Amidst these trying circumstances, he searched for the ultimate meaning of life. He changed his religion from Catholic to Buddhist and for seven years practiced meditation, the four noble truths, and the eightfold path.

Seven years later he still felt lost. With mounting cynicism and hopelessness, he came to the conclusion that religion can never change a person and secondly, that armed revolution was the only solution to the failings of the government.

“I began to identify with the Brown Power movement of the 1960′s and to subscribe to militant and communist publications such as ‘The Guardian’ from New York and ‘Peking Review’ and ‘China Reconstructs’ directly from the People’s Republic of China,” he recalled.

These influences only inflamed his violent tendencies. “We began to persuade prisoners to our cause and when Christians would try to witness to me I would threaten them or beat them up. I remember beating up one Christian and banging his head against the prison cell bars until blood was flowing from his head and he was hollering for the guards to rescue him simply for speaking to me about Christ.”

God’s Word breaks through
Despite this personal animus toward God, during his somewhat frequent trips to solitary confinement the guards left a Bible in his cell. “I started reading the Bible to pass the time,” he noted. Little did he realized that God, in His great love, was slowly planting His Word in Mauricio’s heart.

Years later, in 1978, he attended a prison evangelistic meeting for the first time. “A black minister preached on Saul of Tarsus persecuting Christians and about his subsequent conversion,” he recounted.

“That word went straight into my heart. After leaving the meeting I went to my prison cell, got on my knees, and said ‘God, I know I am a sinner and that I have destroyed my life through sin, but if you can use my life in anyway I surrender my life to You right now.’”

Mauricio had suffered from an infection in his throat for over a year. The infection produced a sore full of hardened white pus, which had lodged itself in his throat. Only surgery could remove it, an ear, nose, and throat specialist had informed him.

“As I invited Jesus into my life all of a sudden all my breath left my body for a few moments and I felt an urge to vomit and when I did I vomited a white ball of hardened pus the size of an egg out of my mouth.”

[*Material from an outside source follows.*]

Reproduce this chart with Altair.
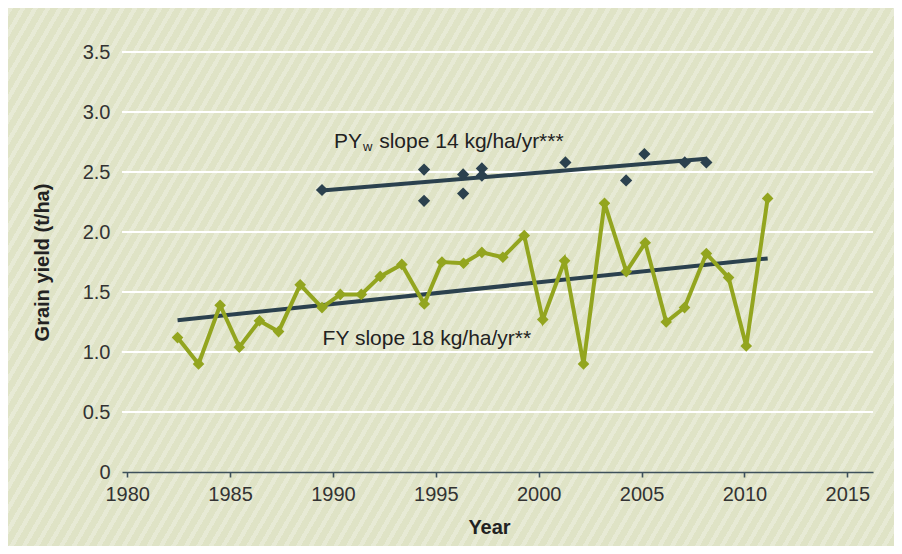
import altair as alt
import pandas as pd

# ---- data ----
fy_years = [1982.45, 1983.47, 1984.52, 1985.45, 1986.43, 1987.36, 1988.41, 1989.47,
            1990.36, 1991.38, 1992.30, 1993.35, 1994.44, 1995.30, 1996.35, 1997.24,
            1998.26, 1999.30, 2000.20, 2001.26, 2002.18, 2003.20, 2004.26, 2005.18,
            2006.20, 2007.09, 2008.15, 2009.23, 2010.09, 2011.13]
fy_values = [1.12, 0.90, 1.39, 1.04, 1.26, 1.17, 1.56, 1.37, 1.48, 1.48, 1.63, 1.73,
             1.40, 1.75, 1.74, 1.83, 1.79, 1.97, 1.27, 1.76, 0.90, 2.24, 1.67, 1.91,
             1.25, 1.37, 1.82, 1.62, 1.05, 2.28]

pyw_years = [1989.47, 1994.43, 1994.43, 1996.33, 1996.33, 1997.24, 1997.24,
             2001.30, 2004.25, 2005.14, 2007.10, 2008.15]
pyw_values = [2.35, 2.52, 2.26, 2.48, 2.32, 2.53, 2.47, 2.58, 2.43, 2.65, 2.58, 2.58]

fy_trend_years = [1982.45, 2011.13]
fy_trend_values = [1.265, 1.78]
pyw_trend_years = [1989.47, 2008.15]
pyw_trend_values = [2.346, 2.61]

label_texts = ["PY", "w", "slope 14 kg/ha/yr***", "FY slope 18 kg/ha/yr**"]
label_years = [1990.05, 1991.46, 1992.25, 1989.50]
label_values = [2.697, 2.679, 2.697, 1.058]
label_sizes = [21, 13, 21, 21]

x_ticks = [1980, 1985, 1990, 1995, 2000, 2005, 2010, 2015]
y_ticks = [0, 0.5, 1.0, 1.5, 2.0, 2.5, 3.0, 3.5]

# ---- styling ----
GREEN = "#93a51f"
NAVY = "#2b414e"
BG = "#dfe3c6"
STRIPE = "#e7ead5"
FONT = "Liberation Sans"

W, H = 751, 420
PAD = {"left": 114, "top": 44, "right": 21, "bottom": 74}

fy = pd.DataFrame({"year": fy_years, "value": fy_values})
pyw = pd.DataFrame({"year": pyw_years, "value": pyw_values})
fy_tr = pd.DataFrame({"year": fy_trend_years, "value": fy_trend_values})
pyw_tr = pd.DataFrame({"year": pyw_trend_years, "value": pyw_trend_values})
labels = pd.DataFrame({"text": label_texts, "year": label_years,
                       "value": label_values, "size": label_sizes})
grid = pd.DataFrame({"value": y_ticks[1:]})

xs = alt.Scale(domain=[1979.75, 2016.25], nice=False, zero=False)
ys = alt.Scale(domain=[0, 3.5], nice=False, zero=True)

x_axis = alt.Axis(values=x_ticks, format="d", title="Year", grid=False, zindex=1,
                  domainColor="#3d505b", domainWidth=1.6, tickColor="#3d505b",
                  tickSize=5, tickWidth=1.6, labelFont=FONT, labelFontSize=20,
                  labelColor="#333333", labelPadding=7, labelFlush=False,
                  titleFont=FONT, titleFontSize=20, titleFontWeight="bold",
                  titleColor="#222222", titleX=367, titleY=55,
                  titleBaseline="middle", titleAlign="center")
y_axis = alt.Axis(values=y_ticks, title="Grain yield (t/ha)", domain=False,
                  ticks=False, tickSize=0, grid=False, zindex=1,
                  labelFont=FONT, labelFontSize=20,
                  labelColor="#333333", labelPadding=12,
                  labelExpr="datum.value == 0 ? '0' : format(datum.value, '.1f')",
                  titleFont=FONT, titleFontSize=20, titleFontWeight="bold",
                  titleColor="#222222", titleX=-80, titleY=H / 2,
                  titleAngle=-90, titleBaseline="middle", titleAlign="center")

X = alt.X("year:Q", scale=xs, axis=x_axis)
Y = alt.Y("value:Q", scale=ys, axis=y_axis)

# diagonal stripe background (gradient with hard stops)
n = 96
stops = []
for k in range(n):
    a = k / n
    b = (k + 0.4) / n
    c = (k + 1) / n
    stops += [alt.GradientStop(offset=a, color=STRIPE),
              alt.GradientStop(offset=b, color=STRIPE),
              alt.GradientStop(offset=b, color=BG),
              alt.GradientStop(offset=c, color=BG)]
grad = alt.LinearGradient(gradient="linear", stops=stops,
                          x1=0, y1=0, x2=1.2028, y2=0.4214)

bg = alt.Chart(pd.DataFrame({"k": [0]})).mark_rect(fill=grad, strokeWidth=0).encode(
    x=alt.value(-PAD["left"]), x2=alt.value(W + PAD["right"]),
    y=alt.value(-PAD["top"]), y2=alt.value(H + PAD["bottom"]))

grid_rules = alt.Chart(grid).mark_rule(color="white", strokeWidth=2).encode(
    y=Y, x=alt.value(0), x2=alt.value(W))

fy_trend = alt.Chart(fy_tr).mark_line(color=NAVY, strokeWidth=4).encode(x=X, y=Y)
pyw_trend = alt.Chart(pyw_tr).mark_line(color=NAVY, strokeWidth=4).encode(x=X, y=Y)
fy_line = alt.Chart(fy).mark_line(color=GREEN, strokeWidth=4).encode(x=X, y=Y)
fy_pts = alt.Chart(fy).mark_point(shape="diamond", filled=True, size=135,
                                  color=GREEN, opacity=1).encode(x=X, y=Y)
pyw_pts = alt.Chart(pyw).mark_point(shape="diamond", filled=True, size=150,
                                    color=NAVY, opacity=1).encode(x=X, y=Y)

txt = alt.Chart(labels).mark_text(align="left", baseline="alphabetic",
                                  font=FONT, color="#222222").encode(
    x=X, y=Y, text="text:N", size=alt.Size("size:Q", scale=None, legend=None))

chart = alt.layer(bg, grid_rules, fy_trend, fy_line, fy_pts, pyw_trend, pyw_pts,
                  txt).properties(
    width=W, height=H,
    autosize=alt.AutoSizeParams(type="none"),
    padding=PAD,
    background=BG,
).configure_view(stroke=None)

chart.save("out.html", embed_options={"renderer": "svg", "actions": False})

Startled, Mauricio looked in a mirror and saw an open wound in his throat. Forty minutes later he looked in the mirror again and the wound had disappeared.

“I was completely healed by the resurrected and glorified Christ,” he realized.

Mauricio was baptized in the prison, filled with the Spirit, and began to serve the Lord among the inmates.

Four years later, by God’s grace, he received a reprieve. “I was paroled to Joe Fauss, Director and Founder of Calvary Commission. I was permitted to return to Leavenworth Federal Prison and the Texas Prison System as a minister of the Gospel of Jesus Christ. In 1983 I was sent by my Calvary Commission leaders to the Texas-Mexico border to pastor the Calvary Commission church there.”

A few years later, the Lord led Mauricio to launch a church in Mexico City. As a result of his contact with several tribal groups under his pastoral care, he began to travel with Joe Fauss to Belize and Guatemala, Central America, to Romania, and to tribal groups in the country of India.

“I know from personal experience that God can take a murderer and turn him into a missionary. My question to you would be, ‘What does God want to turn you into?’”

“If God can change me He can change anyone.”